После возвращения из Китая — Кореи Покрышкин, терзаемый огромным интересом к качественно новым воздушным боям, буквально обрушился на Кожедуба.
«Впервые я увидел в его лице не просто живой и неподдельный, но какой-то неистовый, мальчишеский интерес, — вспоминал Иван Никитович. — Александра Ивановича интересовало буквально все: от основных задач и способов их решения до мельчайших бытовых и психологических нюансов поведения летчиков — где жили, по скольку человек сидело за столиками в столовой, где и как знакомились с самолетами противника, как я оцениваю летные и боевые возможности наших и неприятельских самолетов, как оцениваю боевые качества наших и американских летчиков, как работали системы наведения и оповещения, эффектны ли были наши РТС, часто ли выходили в город, где и как просматривали ФКП, как совершали тренировочные полеты, сколько летчиков одержали победы, как я оцениваю степень их достоверности…»

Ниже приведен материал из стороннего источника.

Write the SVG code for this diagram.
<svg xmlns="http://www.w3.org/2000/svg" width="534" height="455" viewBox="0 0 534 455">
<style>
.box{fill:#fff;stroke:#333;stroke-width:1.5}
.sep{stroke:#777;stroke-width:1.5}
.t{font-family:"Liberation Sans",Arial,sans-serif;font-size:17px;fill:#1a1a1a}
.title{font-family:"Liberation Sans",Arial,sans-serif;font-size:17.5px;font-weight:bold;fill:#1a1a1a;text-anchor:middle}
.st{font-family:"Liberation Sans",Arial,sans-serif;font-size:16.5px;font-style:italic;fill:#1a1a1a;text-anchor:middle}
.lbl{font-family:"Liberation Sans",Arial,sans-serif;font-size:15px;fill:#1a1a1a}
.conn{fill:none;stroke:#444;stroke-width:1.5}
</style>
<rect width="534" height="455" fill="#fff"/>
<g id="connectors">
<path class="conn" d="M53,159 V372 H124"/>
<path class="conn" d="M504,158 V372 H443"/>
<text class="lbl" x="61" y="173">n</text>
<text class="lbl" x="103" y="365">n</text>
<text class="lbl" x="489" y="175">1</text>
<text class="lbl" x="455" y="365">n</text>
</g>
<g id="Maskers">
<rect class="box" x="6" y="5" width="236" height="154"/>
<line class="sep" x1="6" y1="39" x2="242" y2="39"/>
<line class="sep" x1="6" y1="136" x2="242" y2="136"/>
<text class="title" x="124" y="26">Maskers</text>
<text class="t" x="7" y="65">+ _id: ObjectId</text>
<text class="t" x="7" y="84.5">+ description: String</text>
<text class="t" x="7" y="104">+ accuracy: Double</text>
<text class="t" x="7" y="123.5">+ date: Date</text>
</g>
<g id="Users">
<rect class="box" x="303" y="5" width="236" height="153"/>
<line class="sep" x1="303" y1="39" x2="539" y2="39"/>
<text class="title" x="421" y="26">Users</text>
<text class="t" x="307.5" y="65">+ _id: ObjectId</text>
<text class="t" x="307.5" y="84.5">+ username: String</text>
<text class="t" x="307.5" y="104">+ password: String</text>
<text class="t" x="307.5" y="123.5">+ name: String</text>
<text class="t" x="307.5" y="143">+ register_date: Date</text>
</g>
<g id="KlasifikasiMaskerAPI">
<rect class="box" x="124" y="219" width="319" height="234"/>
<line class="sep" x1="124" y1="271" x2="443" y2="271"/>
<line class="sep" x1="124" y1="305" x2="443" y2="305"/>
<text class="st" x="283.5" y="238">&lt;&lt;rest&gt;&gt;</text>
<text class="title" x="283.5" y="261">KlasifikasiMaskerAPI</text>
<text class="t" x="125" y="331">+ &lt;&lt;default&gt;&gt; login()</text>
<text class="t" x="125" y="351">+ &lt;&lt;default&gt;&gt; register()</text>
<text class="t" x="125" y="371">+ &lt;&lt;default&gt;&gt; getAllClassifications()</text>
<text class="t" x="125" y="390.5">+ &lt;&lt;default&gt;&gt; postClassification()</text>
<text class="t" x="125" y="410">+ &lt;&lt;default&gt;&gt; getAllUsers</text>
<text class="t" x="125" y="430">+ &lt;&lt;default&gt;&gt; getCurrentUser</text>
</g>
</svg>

По службе им практически не довелось сталкиваться. Покрышкин был переведен в ПВО, Кожедуб пробыл в ПВО недолго и служил в ВВС. Да и Иван Никитович, благодаря внутреннему чутью и такту, врожденной мягкости, никогда не позволил бы себе что-то доказывать или противоречить Александру Ивановичу.
Интересно, что оба великих летчика были заядлыми шахматистами, но, по свидетельству друзей и близких, ни разу не решились сыграть друг с другом партию.

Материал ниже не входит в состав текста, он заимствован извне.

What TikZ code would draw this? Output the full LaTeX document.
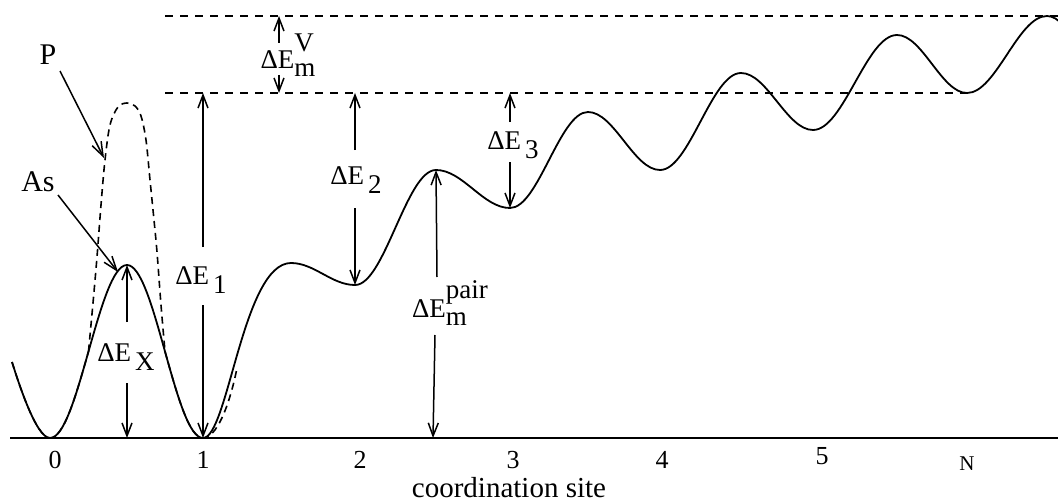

Непростые отношения сложились у жен полковников, затем генералов, потом маршалов. Обе достойнейшие женщины, наделенные умом и тактом, и Вероника Николаевна, и Мария Кузьминична имели слишком разный жизненный опыт, разные характеры, разное воспитание. Одна стала женой трижды Героя уже после войны, еще школьницей, другая познакомилась со своим Александром в трагический год начала войны, поддержала его в тяжелейших условиях напряженной боевой работы и служебного противостояния. Думаю, что гордая Вероника Николаевна в глубине души тоже признавала «первенство» Марии Кузьминичны.
Они ревностно следили за поступками друг друга и порой давали этим поступкам довольно резкую оценку. В то же время общение этих незаурядных женщин часто проходило непринужденно и весело.